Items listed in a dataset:
────────────────────────────────────────

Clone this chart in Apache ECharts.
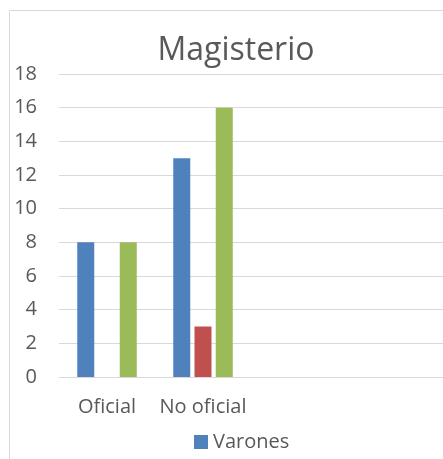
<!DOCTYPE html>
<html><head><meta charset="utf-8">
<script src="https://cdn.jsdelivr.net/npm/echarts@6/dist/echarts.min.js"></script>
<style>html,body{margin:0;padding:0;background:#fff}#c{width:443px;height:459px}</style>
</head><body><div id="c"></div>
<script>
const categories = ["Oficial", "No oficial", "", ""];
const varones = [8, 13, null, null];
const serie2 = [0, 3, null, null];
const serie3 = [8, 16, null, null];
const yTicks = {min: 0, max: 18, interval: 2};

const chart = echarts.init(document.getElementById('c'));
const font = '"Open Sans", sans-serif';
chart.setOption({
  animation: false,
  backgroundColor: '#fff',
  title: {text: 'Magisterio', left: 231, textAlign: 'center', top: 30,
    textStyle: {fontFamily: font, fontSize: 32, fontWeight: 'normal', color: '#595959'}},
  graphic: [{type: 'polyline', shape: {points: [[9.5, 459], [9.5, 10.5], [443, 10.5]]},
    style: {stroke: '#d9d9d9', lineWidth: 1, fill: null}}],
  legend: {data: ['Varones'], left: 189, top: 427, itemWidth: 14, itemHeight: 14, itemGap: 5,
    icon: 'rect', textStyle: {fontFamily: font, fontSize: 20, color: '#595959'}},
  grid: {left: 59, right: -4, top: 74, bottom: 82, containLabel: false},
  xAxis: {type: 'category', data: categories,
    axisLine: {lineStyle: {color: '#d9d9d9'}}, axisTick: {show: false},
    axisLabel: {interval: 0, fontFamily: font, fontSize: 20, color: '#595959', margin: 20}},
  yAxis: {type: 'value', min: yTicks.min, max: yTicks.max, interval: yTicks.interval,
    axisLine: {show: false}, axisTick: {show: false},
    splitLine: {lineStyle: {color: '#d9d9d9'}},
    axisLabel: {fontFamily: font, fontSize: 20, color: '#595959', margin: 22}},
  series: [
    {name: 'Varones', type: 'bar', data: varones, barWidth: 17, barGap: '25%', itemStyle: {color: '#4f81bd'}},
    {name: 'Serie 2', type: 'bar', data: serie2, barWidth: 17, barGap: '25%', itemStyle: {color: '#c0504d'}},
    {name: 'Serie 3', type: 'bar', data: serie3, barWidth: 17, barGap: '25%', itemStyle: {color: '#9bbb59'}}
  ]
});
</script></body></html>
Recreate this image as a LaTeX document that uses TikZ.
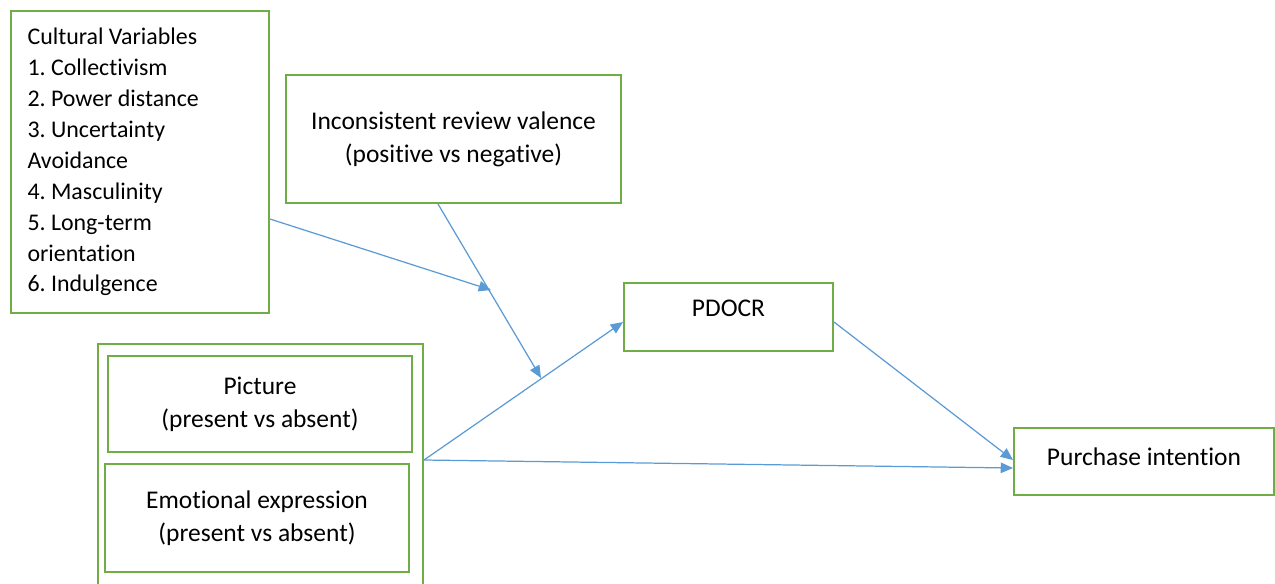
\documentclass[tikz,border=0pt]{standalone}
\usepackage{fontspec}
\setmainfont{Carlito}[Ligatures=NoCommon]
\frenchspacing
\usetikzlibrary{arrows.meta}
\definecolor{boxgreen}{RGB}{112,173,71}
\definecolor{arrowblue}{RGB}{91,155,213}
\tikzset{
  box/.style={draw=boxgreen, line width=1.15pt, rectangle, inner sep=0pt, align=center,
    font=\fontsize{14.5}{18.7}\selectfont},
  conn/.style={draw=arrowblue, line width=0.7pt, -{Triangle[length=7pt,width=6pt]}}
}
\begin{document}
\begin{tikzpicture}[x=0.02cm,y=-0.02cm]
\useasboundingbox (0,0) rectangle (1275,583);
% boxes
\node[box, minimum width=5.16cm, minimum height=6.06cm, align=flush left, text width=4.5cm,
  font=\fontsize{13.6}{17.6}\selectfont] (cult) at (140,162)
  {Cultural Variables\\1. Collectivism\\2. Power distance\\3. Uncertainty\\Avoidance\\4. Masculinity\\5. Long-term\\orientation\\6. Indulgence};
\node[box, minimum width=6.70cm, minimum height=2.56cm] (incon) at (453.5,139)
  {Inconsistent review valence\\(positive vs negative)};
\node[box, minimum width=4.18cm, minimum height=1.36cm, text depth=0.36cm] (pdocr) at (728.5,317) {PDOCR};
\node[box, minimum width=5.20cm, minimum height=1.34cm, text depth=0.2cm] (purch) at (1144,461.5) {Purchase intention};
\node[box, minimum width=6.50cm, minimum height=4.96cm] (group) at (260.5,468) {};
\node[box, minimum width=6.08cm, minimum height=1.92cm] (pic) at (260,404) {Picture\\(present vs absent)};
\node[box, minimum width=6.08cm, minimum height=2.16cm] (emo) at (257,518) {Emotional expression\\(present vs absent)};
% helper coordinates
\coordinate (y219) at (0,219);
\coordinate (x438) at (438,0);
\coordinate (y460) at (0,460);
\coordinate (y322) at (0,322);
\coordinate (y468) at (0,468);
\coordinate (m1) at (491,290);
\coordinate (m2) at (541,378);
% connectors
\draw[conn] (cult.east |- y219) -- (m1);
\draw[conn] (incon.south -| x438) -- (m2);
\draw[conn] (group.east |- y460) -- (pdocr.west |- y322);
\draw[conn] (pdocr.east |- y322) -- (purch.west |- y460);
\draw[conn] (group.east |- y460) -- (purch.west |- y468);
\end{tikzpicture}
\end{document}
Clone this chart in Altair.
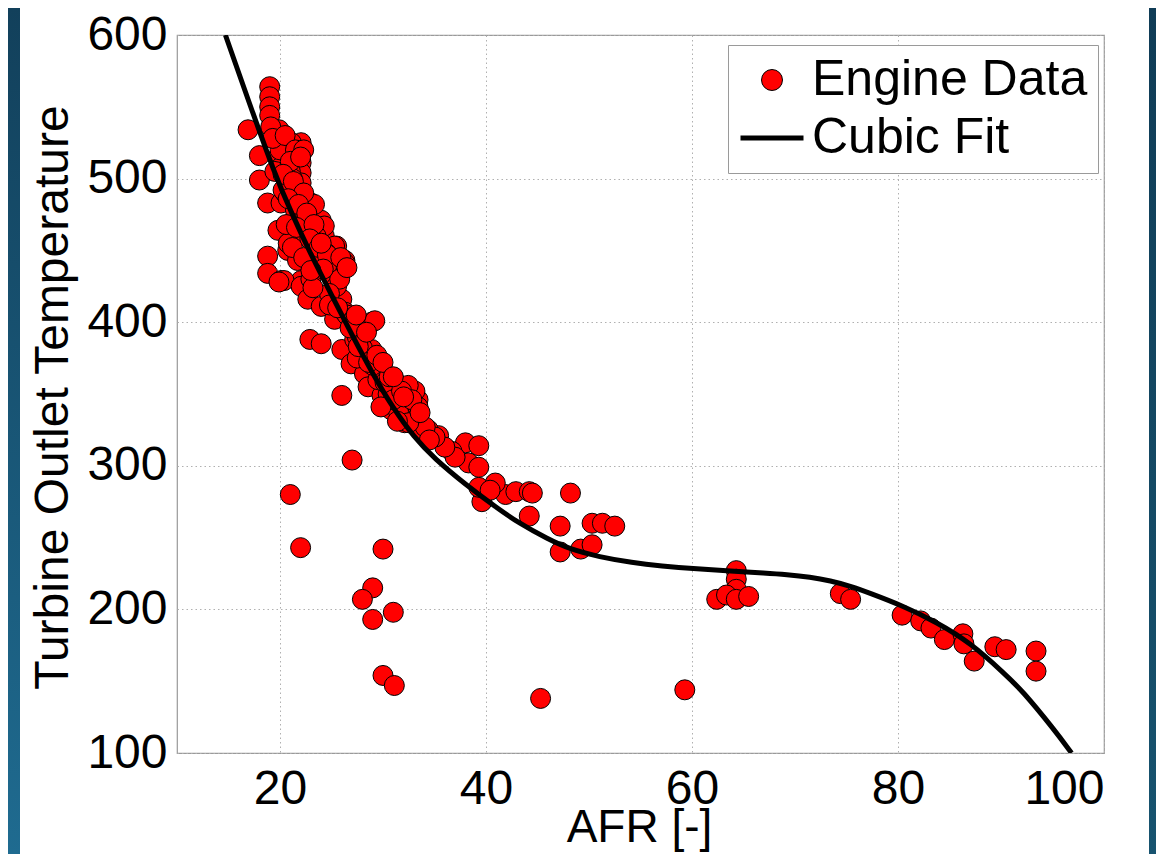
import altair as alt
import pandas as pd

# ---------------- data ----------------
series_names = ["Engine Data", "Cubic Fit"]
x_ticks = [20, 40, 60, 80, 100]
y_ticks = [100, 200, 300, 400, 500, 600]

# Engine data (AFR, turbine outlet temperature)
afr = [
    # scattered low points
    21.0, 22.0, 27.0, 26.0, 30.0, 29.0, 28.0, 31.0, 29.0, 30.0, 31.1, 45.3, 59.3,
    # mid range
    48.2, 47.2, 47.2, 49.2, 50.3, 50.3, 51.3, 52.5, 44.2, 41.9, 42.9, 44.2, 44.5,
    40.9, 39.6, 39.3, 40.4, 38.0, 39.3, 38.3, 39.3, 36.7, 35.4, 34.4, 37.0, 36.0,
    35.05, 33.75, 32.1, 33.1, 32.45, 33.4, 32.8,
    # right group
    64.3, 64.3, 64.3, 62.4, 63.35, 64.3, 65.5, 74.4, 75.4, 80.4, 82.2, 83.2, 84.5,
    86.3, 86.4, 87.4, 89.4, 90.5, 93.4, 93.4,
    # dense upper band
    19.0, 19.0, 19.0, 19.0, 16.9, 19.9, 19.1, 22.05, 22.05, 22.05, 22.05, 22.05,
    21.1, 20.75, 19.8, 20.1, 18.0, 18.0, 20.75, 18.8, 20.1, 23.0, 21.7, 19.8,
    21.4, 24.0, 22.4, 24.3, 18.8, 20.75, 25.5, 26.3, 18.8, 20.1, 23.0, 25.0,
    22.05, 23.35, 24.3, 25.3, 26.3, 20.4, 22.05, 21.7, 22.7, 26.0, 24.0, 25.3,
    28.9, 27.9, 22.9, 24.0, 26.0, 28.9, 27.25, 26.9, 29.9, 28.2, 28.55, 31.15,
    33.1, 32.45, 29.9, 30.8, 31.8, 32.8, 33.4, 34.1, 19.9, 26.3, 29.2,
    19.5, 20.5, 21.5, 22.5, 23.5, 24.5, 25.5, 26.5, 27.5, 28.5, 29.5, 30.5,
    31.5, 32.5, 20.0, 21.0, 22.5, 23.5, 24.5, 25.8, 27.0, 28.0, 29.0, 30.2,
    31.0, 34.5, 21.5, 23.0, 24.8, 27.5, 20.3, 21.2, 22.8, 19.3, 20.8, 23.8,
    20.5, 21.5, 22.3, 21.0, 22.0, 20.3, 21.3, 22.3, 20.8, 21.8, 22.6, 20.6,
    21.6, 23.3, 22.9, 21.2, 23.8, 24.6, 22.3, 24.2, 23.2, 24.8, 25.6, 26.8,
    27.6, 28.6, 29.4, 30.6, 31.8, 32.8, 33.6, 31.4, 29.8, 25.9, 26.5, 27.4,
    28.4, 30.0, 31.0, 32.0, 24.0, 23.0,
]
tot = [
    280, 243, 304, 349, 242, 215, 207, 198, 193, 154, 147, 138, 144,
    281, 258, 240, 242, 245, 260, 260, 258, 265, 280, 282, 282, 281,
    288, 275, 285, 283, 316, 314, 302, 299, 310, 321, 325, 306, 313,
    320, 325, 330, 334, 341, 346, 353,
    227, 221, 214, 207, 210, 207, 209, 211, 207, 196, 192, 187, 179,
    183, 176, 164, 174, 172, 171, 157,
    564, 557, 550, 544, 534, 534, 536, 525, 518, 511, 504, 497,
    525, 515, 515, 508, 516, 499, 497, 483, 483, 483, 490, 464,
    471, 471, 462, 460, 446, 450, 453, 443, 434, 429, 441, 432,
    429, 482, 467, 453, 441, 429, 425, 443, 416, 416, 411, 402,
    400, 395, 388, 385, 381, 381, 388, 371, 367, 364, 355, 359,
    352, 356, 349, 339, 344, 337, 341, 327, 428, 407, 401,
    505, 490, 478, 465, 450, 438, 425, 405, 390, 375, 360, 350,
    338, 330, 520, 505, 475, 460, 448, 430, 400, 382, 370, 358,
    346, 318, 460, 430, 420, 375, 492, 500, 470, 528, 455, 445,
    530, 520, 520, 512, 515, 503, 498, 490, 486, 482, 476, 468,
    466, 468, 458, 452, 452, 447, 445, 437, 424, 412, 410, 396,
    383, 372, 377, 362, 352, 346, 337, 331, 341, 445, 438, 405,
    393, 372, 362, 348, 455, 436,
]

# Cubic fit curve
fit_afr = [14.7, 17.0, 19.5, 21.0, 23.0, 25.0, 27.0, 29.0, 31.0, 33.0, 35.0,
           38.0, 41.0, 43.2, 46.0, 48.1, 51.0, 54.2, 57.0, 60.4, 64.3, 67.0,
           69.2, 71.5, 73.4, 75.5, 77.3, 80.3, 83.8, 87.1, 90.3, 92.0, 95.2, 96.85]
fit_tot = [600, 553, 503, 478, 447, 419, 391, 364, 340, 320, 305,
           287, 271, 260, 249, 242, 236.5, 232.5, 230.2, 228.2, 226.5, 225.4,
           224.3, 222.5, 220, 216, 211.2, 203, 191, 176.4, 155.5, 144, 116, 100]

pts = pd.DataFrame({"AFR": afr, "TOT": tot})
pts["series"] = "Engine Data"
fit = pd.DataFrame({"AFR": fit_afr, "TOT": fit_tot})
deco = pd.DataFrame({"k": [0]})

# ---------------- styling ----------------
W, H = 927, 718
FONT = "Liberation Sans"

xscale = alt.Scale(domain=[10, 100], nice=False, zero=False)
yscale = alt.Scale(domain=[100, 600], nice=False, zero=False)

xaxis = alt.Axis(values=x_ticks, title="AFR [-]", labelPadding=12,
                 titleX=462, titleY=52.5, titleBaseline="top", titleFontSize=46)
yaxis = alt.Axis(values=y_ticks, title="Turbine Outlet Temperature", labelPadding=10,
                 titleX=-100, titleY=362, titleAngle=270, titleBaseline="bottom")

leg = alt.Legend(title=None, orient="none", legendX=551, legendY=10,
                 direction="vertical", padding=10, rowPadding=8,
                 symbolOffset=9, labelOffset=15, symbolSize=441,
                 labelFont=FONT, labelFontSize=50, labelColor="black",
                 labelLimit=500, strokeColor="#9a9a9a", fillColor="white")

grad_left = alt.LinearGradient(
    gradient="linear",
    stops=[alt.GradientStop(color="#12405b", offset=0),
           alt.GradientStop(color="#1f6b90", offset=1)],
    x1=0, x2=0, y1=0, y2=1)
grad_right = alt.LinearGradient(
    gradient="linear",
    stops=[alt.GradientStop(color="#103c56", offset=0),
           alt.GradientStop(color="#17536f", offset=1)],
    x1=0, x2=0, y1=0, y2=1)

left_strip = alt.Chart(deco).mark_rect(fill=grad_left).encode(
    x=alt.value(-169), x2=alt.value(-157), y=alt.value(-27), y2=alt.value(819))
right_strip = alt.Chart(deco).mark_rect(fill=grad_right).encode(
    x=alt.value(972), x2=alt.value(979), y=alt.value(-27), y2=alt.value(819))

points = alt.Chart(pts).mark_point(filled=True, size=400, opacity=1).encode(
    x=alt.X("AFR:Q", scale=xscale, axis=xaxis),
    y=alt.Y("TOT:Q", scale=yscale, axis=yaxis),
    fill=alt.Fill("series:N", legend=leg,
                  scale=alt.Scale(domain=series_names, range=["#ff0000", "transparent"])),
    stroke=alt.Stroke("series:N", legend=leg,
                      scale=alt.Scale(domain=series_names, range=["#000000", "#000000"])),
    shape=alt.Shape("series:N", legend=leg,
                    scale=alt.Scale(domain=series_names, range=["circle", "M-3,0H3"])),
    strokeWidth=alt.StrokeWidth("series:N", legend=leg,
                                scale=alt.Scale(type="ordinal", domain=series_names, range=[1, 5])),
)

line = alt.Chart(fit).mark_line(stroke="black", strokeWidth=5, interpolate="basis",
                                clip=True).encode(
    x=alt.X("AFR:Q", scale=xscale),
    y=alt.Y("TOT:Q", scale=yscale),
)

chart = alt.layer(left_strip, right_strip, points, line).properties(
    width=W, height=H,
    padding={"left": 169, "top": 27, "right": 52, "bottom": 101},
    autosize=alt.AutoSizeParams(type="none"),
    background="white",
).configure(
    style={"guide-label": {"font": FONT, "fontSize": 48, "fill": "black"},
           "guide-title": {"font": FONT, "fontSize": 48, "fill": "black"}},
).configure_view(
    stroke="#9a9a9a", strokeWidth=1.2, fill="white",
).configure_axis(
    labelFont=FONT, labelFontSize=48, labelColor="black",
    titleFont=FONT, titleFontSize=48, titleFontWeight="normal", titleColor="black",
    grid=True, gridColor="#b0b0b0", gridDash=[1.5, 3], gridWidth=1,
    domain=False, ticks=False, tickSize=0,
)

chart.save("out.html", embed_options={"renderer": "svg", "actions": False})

────────────────────────────────────────

→ **WHAT THE TASK ASKS**: Repeat the lines exactly as they stand, from the opening line of the data through the line with "</script></body></html>". Pictures stay out of the copy.

→ **RESULT**:
Clone this chart in Apache ECharts.
<!DOCTYPE html>
<html><head><meta charset="utf-8">
<script src="https://cdn.jsdelivr.net/npm/echarts@6/dist/echarts.min.js"></script>
<style>html,body{margin:0;padding:0;background:#fff}#c{width:443px;height:459px}</style>
</head><body><div id="c"></div>
<script>
const categories = ["Oficial", "No oficial", "", ""];
const varones = [8, 13, null, null];
const serie2 = [0, 3, null, null];
const serie3 = [8, 16, null, null];
const yTicks = {min: 0, max: 18, interval: 2};

const chart = echarts.init(document.getElementById('c'));
const font = '"Open Sans", sans-serif';
chart.setOption({
  animation: false,
  backgroundColor: '#fff',
  title: {text: 'Magisterio', left: 231, textAlign: 'center', top: 30,
    textStyle: {fontFamily: font, fontSize: 32, fontWeight: 'normal', color: '#595959'}},
  graphic: [{type: 'polyline', shape: {points: [[9.5, 459], [9.5, 10.5], [443, 10.5]]},
    style: {stroke: '#d9d9d9', lineWidth: 1, fill: null}}],
  legend: {data: ['Varones'], left: 189, top: 427, itemWidth: 14, itemHeight: 14, itemGap: 5,
    icon: 'rect', textStyle: {fontFamily: font, fontSize: 20, color: '#595959'}},
  grid: {left: 59, right: -4, top: 74, bottom: 82, containLabel: false},
  xAxis: {type: 'category', data: categories,
    axisLine: {lineStyle: {color: '#d9d9d9'}}, axisTick: {show: false},
    axisLabel: {interval: 0, fontFamily: font, fontSize: 20, color: '#595959', margin: 20}},
  yAxis: {type: 'value', min: yTicks.min, max: yTicks.max, interval: yTicks.interval,
    axisLine: {show: false}, axisTick: {show: false},
    splitLine: {lineStyle: {color: '#d9d9d9'}},
    axisLabel: {fontFamily: font, fontSize: 20, color: '#595959', margin: 22}},
  series: [
    {name: 'Varones', type: 'bar', data: varones, barWidth: 17, barGap: '25%', itemStyle: {color: '#4f81bd'}},
    {name: 'Serie 2', type: 'bar', data: serie2, barWidth: 17, barGap: '25%', itemStyle: {color: '#c0504d'}},
    {name: 'Serie 3', type: 'bar', data: serie3, barWidth: 17, barGap: '25%', itemStyle: {color: '#9bbb59'}}
  ]
});
</script></body></html>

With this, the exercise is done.